Credit: CORBIS

Centromeric nucleosomes are characterized by the presence of one or more centromeric histone H3 (CenH3; known as CID in Drosophila melanogaster and Cse4 in Saccharomyces cerevisiae) variants that replace canonical histone H3. However, little is known about the structural features of centromeres that enable them to recruit kinetochore components and be faithfully inherited. Furuyama and Henikoff now report the surprising finding that, whereas H3-containing nucleosomes wrap DNA in a left-handed manner and induce negative supercoils, CenH3-containing nucleosomes from fruit fly and budding yeast induce positive supercoils, implying the right-handed wrapping of DNA around nucleosomes.
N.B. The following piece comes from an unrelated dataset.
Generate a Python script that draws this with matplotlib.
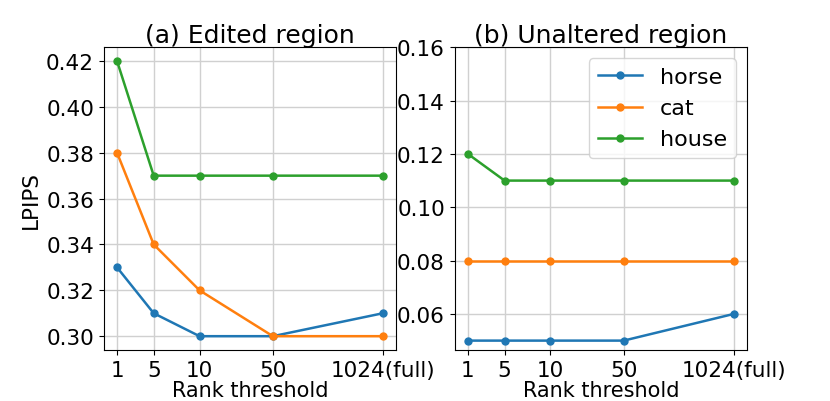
import matplotlib
matplotlib.use("Agg")
from matplotlib import pyplot as plt

ranks = ["1", "5", "10", "50", "1024(full)"]
rank_pos = [1, 5, 10, 18, 30]

edited = {
    "horse": [0.33, 0.31, 0.30, 0.30, 0.31],
    "cat": [0.38, 0.34, 0.32, 0.30, 0.30],
    "house": [0.42, 0.37, 0.37, 0.37, 0.37],
}
unaltered = {
    "horse": [0.05, 0.05, 0.05, 0.05, 0.06],
    "cat": [0.08, 0.08, 0.08, 0.08, 0.08],
    "house": [0.12, 0.11, 0.11, 0.11, 0.11],
}

fig, (ax1, ax2) = plt.subplots(1, 2, figsize=(8.3, 4.02), dpi=100)
fig.subplots_adjust(left=0.125, right=0.9, bottom=0.127, top=0.88, wspace=0.2)

for ax, data, title in [(ax1, edited, "(a) Edited region"),
                        (ax2, unaltered, "(b) Unaltered region")]:
    for name, vals in data.items():
        ax.plot(rank_pos, vals, marker="o", markersize=5, linewidth=1.8, label=name)
    ax.set_xticks(rank_pos)
    ax.set_xticklabels(ranks)
    ax.grid(True, color="#d0d0d0", linewidth=1)
    ax.tick_params(labelsize=15.5)
    ax.set_title(title, fontsize=18, pad=3)
    ax.set_xlabel("Rank threshold", fontsize=15, labelpad=0)

ax1.set_ylabel("LPIPS", fontsize=15.5)
ax1.set_yticks([0.30, 0.32, 0.34, 0.36, 0.38, 0.40, 0.42])
ax2.set_yticks([0.06, 0.08, 0.10, 0.12, 0.14, 0.16])
ax2.set_ylim(top=0.16)
ax2.legend(fontsize=16, loc="upper right")

fig.savefig("out.png", dpi=100)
By analysing CenH3 nucleosomes reconstituted in vitro from D. melanogaster histones in a plasmid supercoiling assay, the authors showed that CenH3 nucleosomes induce positive supercoils. By inserting various DNAs in a plasmid vector, they concluded that the direction of supercoiling depends on the presence of CenH3-containing nucleosomes rather than the properties of specific DNA sequences.

Given that an in vivo centromere system in D. melanogaster would be impractical for various reasons, the authors developed an S. cerevisiae minichromosome system containing either a single functional yeast centromere (wild type) or no centromere (mutant). Minichromosomes isolated from wild-type and mutant strains were assayed: each H3-containing nucleosome induced a negative supercoil in both strains, whereas the centromere present in the wild-type strain induced a positive supercoil and 'cancelled' a negative supercoil by replacing an H3-containing nucleosome (so, the net difference between having a centromere and not having one is two supercoils). Using a kinetochore-defective yeast strain, the authors further showed that kinetochores do not influence the topological state of the minichromosomes.

Furuyama and Henikoff conclude that positive supercoiling, which indicates right-handed wrapping of DNA around the histone core, occurs in CenH3-containing nucleosomes. They further suggest that centromeric nucleosomes probably exist as tetrameric 'hemisomes', although the composition of the positively supercoiled chromatin remains to be established in vitro and in vivo. The authors propose that “positive supercoiling is a general feature of centromeric nucleosomes that has important implications for maintaining centromeres”.